The statement said five people were killed and that the military "deeply regretted the loss of possibly innocent lives." The owner of the house told news services that the bomb killed 14 people, including seven children.

The conflicting death tolls could not be independently reconciled, and the military said an investigation of the incident was underway.

Later Saturday, on the highway between Baghdad and the holy city of Najaf to the south, the body of Ali Ghalib, the head of the provincial council for Salahuddin province, was found riddled with bullets.

Ghalib was abducted on the road Friday afternoon while returning to Tikrit from Najaf, where he had sought to persuade Grand Ayatollah Ali Sistani to support a six-month delay in the nationwide ballot, according to Shuaib Dujaili, a Tikriti official who had been traveling on the same road.

The fates of three Iraqis accompanying Ghalib -- the deputy dean of Tikrit University's law school, another official and their driver -- could not be determined.

"I was driving on the same road last night, and I saw the gunmen stop them and put weapons in their faces," said Dujaili, an employee of the Tikrit health directorate. "I was about to go and tell the armed men that these are good people in order to save them, but my friend sitting next to me said: 'Don't be a fool. Do you want them to kill us?' "

The attack was a grim reminder of differences among the various Sunni groups that oppose holding the ballot on schedule.

Ghalib traveled to Najaf on behalf of Sunni political leaders who argue that violence in their areas -- much of it carried out by Sunni insurgents intent on thwarting an election that will likely hand power to the country's Shiite majority -- will prevent many Sunnis from voting. A U.S. general this week acknowledged that four largely Sunni provinces currently lack the stability to carry out balloting.

The tally by Lt. Gen. Thomas Metz did not include Babil province, south of Baghdad.

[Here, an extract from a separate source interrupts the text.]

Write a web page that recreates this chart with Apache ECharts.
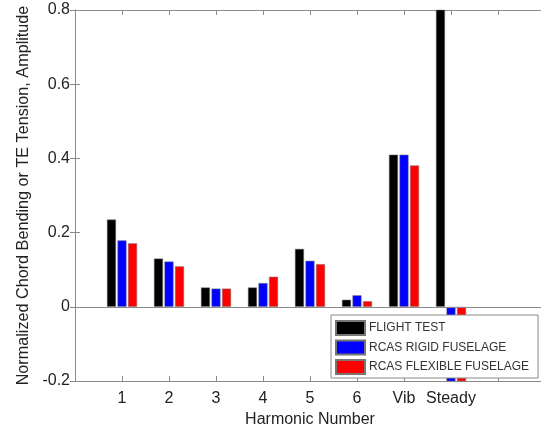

That province's northern reaches have been dubbed the "triangle of death" by Iraqi travelers because of the frequent attacks on the road through it. Insurgents active in the area include Sunni extremists who insist that democracy is an affront to God's pre-eminence.

Relatives of Ghalib said insurgent contacts relayed word to them that he was kidnapped by one such group, al Qaeda in Iraq, headed by Abu Musab Zarqawi, a Jordanian and the most-wanted insurgent leader operating in the country. The contacts said Ghalib was being interrogated and faced execution if he was found to be cooperating with Sistani toward making elections successful.

His body was found in Latifiyah on Saturday.